Written task: Set down the full listing exactly as given. Any pictures are to be left out.

Information shown:
[Start]

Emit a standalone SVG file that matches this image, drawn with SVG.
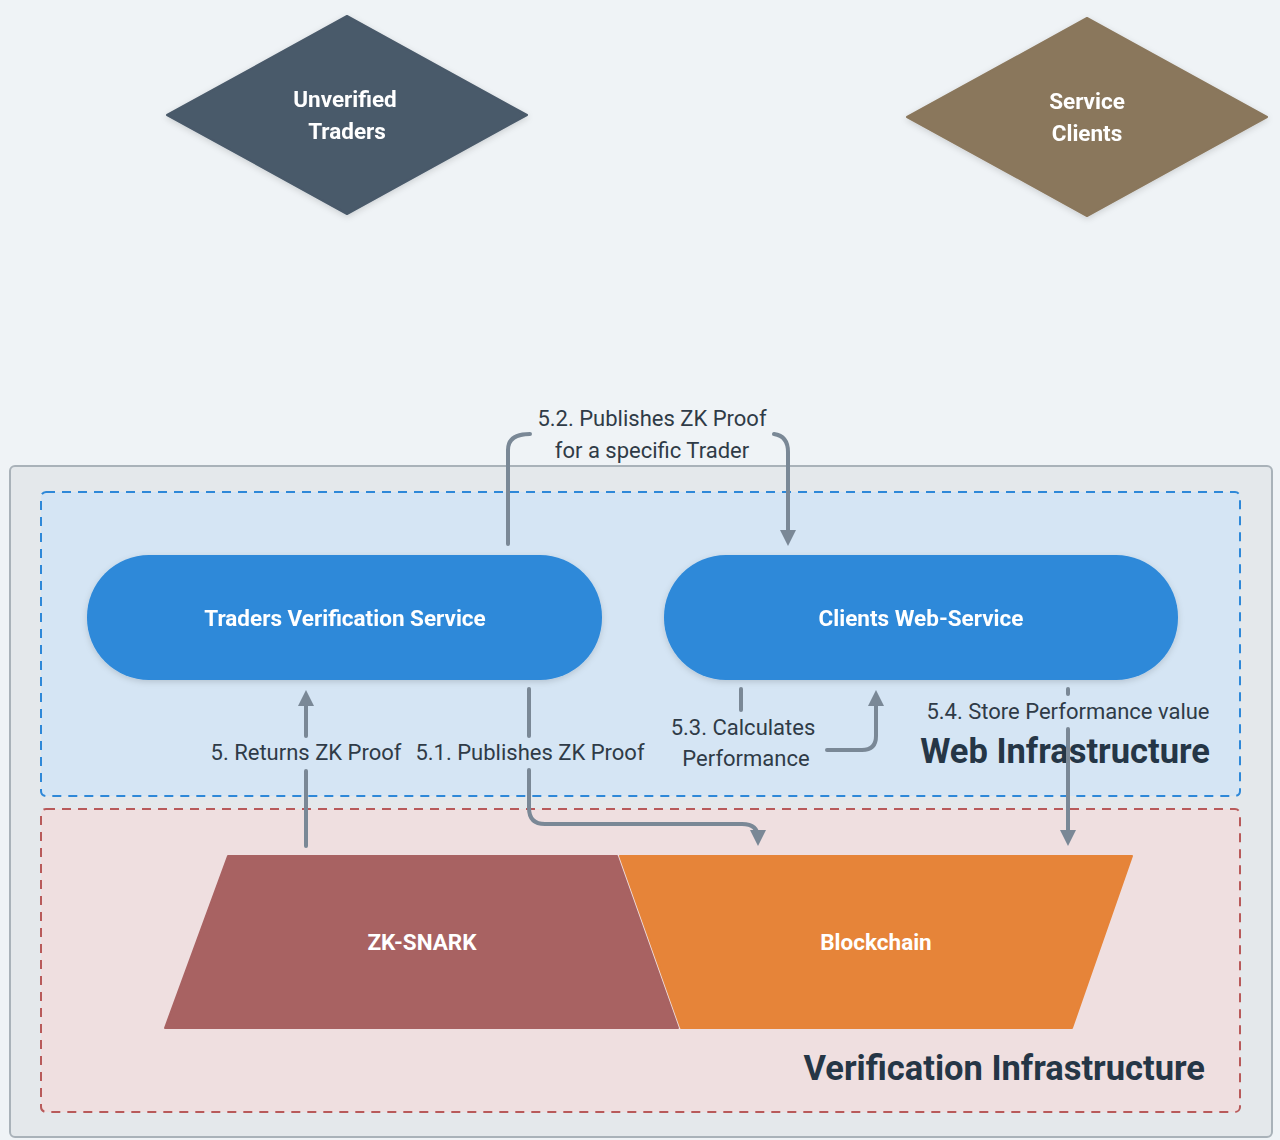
<svg xmlns="http://www.w3.org/2000/svg" width="1280" height="1140" viewBox="0 0 1280 1140">
<style>
.lbl{font-family:Roboto,"Liberation Sans",sans-serif;font-size:22px;fill:#2f3b47;text-anchor:middle}
.nt{font-family:Roboto,"Liberation Sans",sans-serif;font-size:22.5px;font-weight:bold;fill:#ffffff;text-anchor:middle}
.title{font-family:Roboto,"Liberation Sans",sans-serif;font-size:34.5px;font-weight:bold;fill:#253646;text-anchor:end}
.cn{fill:none;stroke:#7a8896;stroke-width:4;stroke-linecap:round;stroke-linejoin:round}
</style>
<defs>
<marker id="ah" viewBox="0 0 10 10" refX="5" refY="5" markerWidth="4" markerHeight="4" orient="auto" markerUnits="strokeWidth">
<path d="M0,0 L10,5 L0,10 z" fill="#7a8896"/>
</marker>
<filter id="sh" x="-10%" y="-10%" width="120%" height="130%">
<feDropShadow dx="0" dy="2" stdDeviation="3" flood-color="#000" flood-opacity="0.15"/>
</filter>
</defs>
<rect x="0" y="0" width="1280" height="1140" fill="#eff3f6"/>
<g id="container-outer">
<rect x="10" y="466" width="1262" height="671" rx="5" fill="#e4e8eb" stroke="#a9b2b9" stroke-width="2"/>
</g>
<g id="web-infrastructure">
<rect x="41" y="492" width="1199" height="304" rx="5" fill="#d5e5f4" stroke="#2e88d8" stroke-width="2" stroke-dasharray="9,7"/>
<text class="title" x="1210" y="763">Web Infrastructure</text>
</g>
<g id="verification-infrastructure">
<rect x="41" y="809" width="1199" height="303" rx="5" fill="#efdfe0" stroke="#b85a5a" stroke-width="2" stroke-dasharray="9,7"/>
<text class="title" x="1205" y="1080">Verification Infrastructure</text>
</g>
<g id="unverified-traders" filter="url(#sh)">
<path d="M347,16 L527,115 L347,214 L167,115 Z" fill="#4a5a6a" stroke="#4a5a6a" stroke-width="2" stroke-linejoin="round"/>
<text class="nt" x="345" y="107">Unverified</text>
<text class="nt" x="347" y="139">Traders</text>
</g>
<g id="service-clients" filter="url(#sh)">
<path d="M1087,18 L1267,117 L1087,216 L907,117 Z" fill="#8a775c" stroke="#8a775c" stroke-width="2" stroke-linejoin="round"/>
<text class="nt" x="1087" y="109">Service</text>
<text class="nt" x="1087" y="141">Clients</text>
</g>
<g id="traders-verification-service" filter="url(#sh)">
<rect x="87" y="555" width="515" height="125" rx="62" fill="#2e89d9"/>
<text class="nt" x="345" y="626">Traders Verification Service</text>
</g>
<g id="clients-web-service" filter="url(#sh)">
<rect x="664" y="555" width="514" height="125" rx="62" fill="#2e89d9"/>
<text class="nt" x="921" y="626">Clients Web-Service</text>
</g>
<g id="zk-snark">
<path d="M228,856 L617,856 L678,1028 L165,1028 Z" fill="#a86262" stroke="#a86262" stroke-width="2" stroke-linejoin="round"/>
<text class="nt" x="422" y="950">ZK-SNARK</text>
</g>
<g id="blockchain">
<path d="M620,856 L1132,856 L1072,1028 L681,1028 Z" fill="#e68439" stroke="#e68439" stroke-width="2" stroke-linejoin="round"/>
<text class="nt" x="876" y="950">Blockchain</text>
</g>
<g id="connectors">
<path class="cn" d="M508,544 V450 Q508,434 530,434"/>
<path class="cn" d="M774,434 Q788,436 788,452 V538" marker-end="url(#ah)"/>
<text class="lbl" x="652" y="426">5.2. Publishes ZK Proof</text>
<text class="lbl" x="652" y="458">for a specific Trader</text>

<path class="cn" d="M306,846 V771"/>
<path class="cn" d="M306,736 V698" marker-end="url(#ah)"/>
<text class="lbl" x="306" y="760">5. Returns ZK Proof</text>

<path class="cn" d="M529,689 V736"/>
<path class="cn" d="M529,770 V808 Q529,824 545,824 H742 Q758,824 758,838" marker-end="url(#ah)"/>
<text class="lbl" x="530" y="760">5.1. Publishes ZK Proof</text>

<path class="cn" d="M741,689 V710"/>
<path class="cn" d="M827,750 H862 Q876,750 876,736 V698" marker-end="url(#ah)"/>
<text class="lbl" x="743" y="735">5.3. Calculates</text>
<text class="lbl" x="746" y="766">Performance</text>

<path class="cn" d="M1068,689 V694"/>
<path class="cn" d="M1068,729 V838" marker-end="url(#ah)"/>
<text class="lbl" x="1068" y="719">5.4. Store Performance value</text>
</g>
</svg>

[End]

Result of the task:
Emit a standalone SVG file that matches this image, drawn with SVG.
<svg xmlns="http://www.w3.org/2000/svg" width="1280" height="1140" viewBox="0 0 1280 1140">
<style>
.lbl{font-family:Roboto,"Liberation Sans",sans-serif;font-size:22px;fill:#2f3b47;text-anchor:middle}
.nt{font-family:Roboto,"Liberation Sans",sans-serif;font-size:22.5px;font-weight:bold;fill:#ffffff;text-anchor:middle}
.title{font-family:Roboto,"Liberation Sans",sans-serif;font-size:34.5px;font-weight:bold;fill:#253646;text-anchor:end}
.cn{fill:none;stroke:#7a8896;stroke-width:4;stroke-linecap:round;stroke-linejoin:round}
</style>
<defs>
<marker id="ah" viewBox="0 0 10 10" refX="5" refY="5" markerWidth="4" markerHeight="4" orient="auto" markerUnits="strokeWidth">
<path d="M0,0 L10,5 L0,10 z" fill="#7a8896"/>
</marker>
<filter id="sh" x="-10%" y="-10%" width="120%" height="130%">
<feDropShadow dx="0" dy="2" stdDeviation="3" flood-color="#000" flood-opacity="0.15"/>
</filter>
</defs>
<rect x="0" y="0" width="1280" height="1140" fill="#eff3f6"/>
<g id="container-outer">
<rect x="10" y="466" width="1262" height="671" rx="5" fill="#e4e8eb" stroke="#a9b2b9" stroke-width="2"/>
</g>
<g id="web-infrastructure">
<rect x="41" y="492" width="1199" height="304" rx="5" fill="#d5e5f4" stroke="#2e88d8" stroke-width="2" stroke-dasharray="9,7"/>
<text class="title" x="1210" y="763">Web Infrastructure</text>
</g>
<g id="verification-infrastructure">
<rect x="41" y="809" width="1199" height="303" rx="5" fill="#efdfe0" stroke="#b85a5a" stroke-width="2" stroke-dasharray="9,7"/>
<text class="title" x="1205" y="1080">Verification Infrastructure</text>
</g>
<g id="unverified-traders" filter="url(#sh)">
<path d="M347,16 L527,115 L347,214 L167,115 Z" fill="#4a5a6a" stroke="#4a5a6a" stroke-width="2" stroke-linejoin="round"/>
<text class="nt" x="345" y="107">Unverified</text>
<text class="nt" x="347" y="139">Traders</text>
</g>
<g id="service-clients" filter="url(#sh)">
<path d="M1087,18 L1267,117 L1087,216 L907,117 Z" fill="#8a775c" stroke="#8a775c" stroke-width="2" stroke-linejoin="round"/>
<text class="nt" x="1087" y="109">Service</text>
<text class="nt" x="1087" y="141">Clients</text>
</g>
<g id="traders-verification-service" filter="url(#sh)">
<rect x="87" y="555" width="515" height="125" rx="62" fill="#2e89d9"/>
<text class="nt" x="345" y="626">Traders Verification Service</text>
</g>
<g id="clients-web-service" filter="url(#sh)">
<rect x="664" y="555" width="514" height="125" rx="62" fill="#2e89d9"/>
<text class="nt" x="921" y="626">Clients Web-Service</text>
</g>
<g id="zk-snark">
<path d="M228,856 L617,856 L678,1028 L165,1028 Z" fill="#a86262" stroke="#a86262" stroke-width="2" stroke-linejoin="round"/>
<text class="nt" x="422" y="950">ZK-SNARK</text>
</g>
<g id="blockchain">
<path d="M620,856 L1132,856 L1072,1028 L681,1028 Z" fill="#e68439" stroke="#e68439" stroke-width="2" stroke-linejoin="round"/>
<text class="nt" x="876" y="950">Blockchain</text>
</g>
<g id="connectors">
<path class="cn" d="M508,544 V450 Q508,434 530,434"/>
<path class="cn" d="M774,434 Q788,436 788,452 V538" marker-end="url(#ah)"/>
<text class="lbl" x="652" y="426">5.2. Publishes ZK Proof</text>
<text class="lbl" x="652" y="458">for a specific Trader</text>

<path class="cn" d="M306,846 V771"/>
<path class="cn" d="M306,736 V698" marker-end="url(#ah)"/>
<text class="lbl" x="306" y="760">5. Returns ZK Proof</text>

<path class="cn" d="M529,689 V736"/>
<path class="cn" d="M529,770 V808 Q529,824 545,824 H742 Q758,824 758,838" marker-end="url(#ah)"/>
<text class="lbl" x="530" y="760">5.1. Publishes ZK Proof</text>

<path class="cn" d="M741,689 V710"/>
<path class="cn" d="M827,750 H862 Q876,750 876,736 V698" marker-end="url(#ah)"/>
<text class="lbl" x="743" y="735">5.3. Calculates</text>
<text class="lbl" x="746" y="766">Performance</text>

<path class="cn" d="M1068,689 V694"/>
<path class="cn" d="M1068,729 V838" marker-end="url(#ah)"/>
<text class="lbl" x="1068" y="719">5.4. Store Performance value</text>
</g>
</svg>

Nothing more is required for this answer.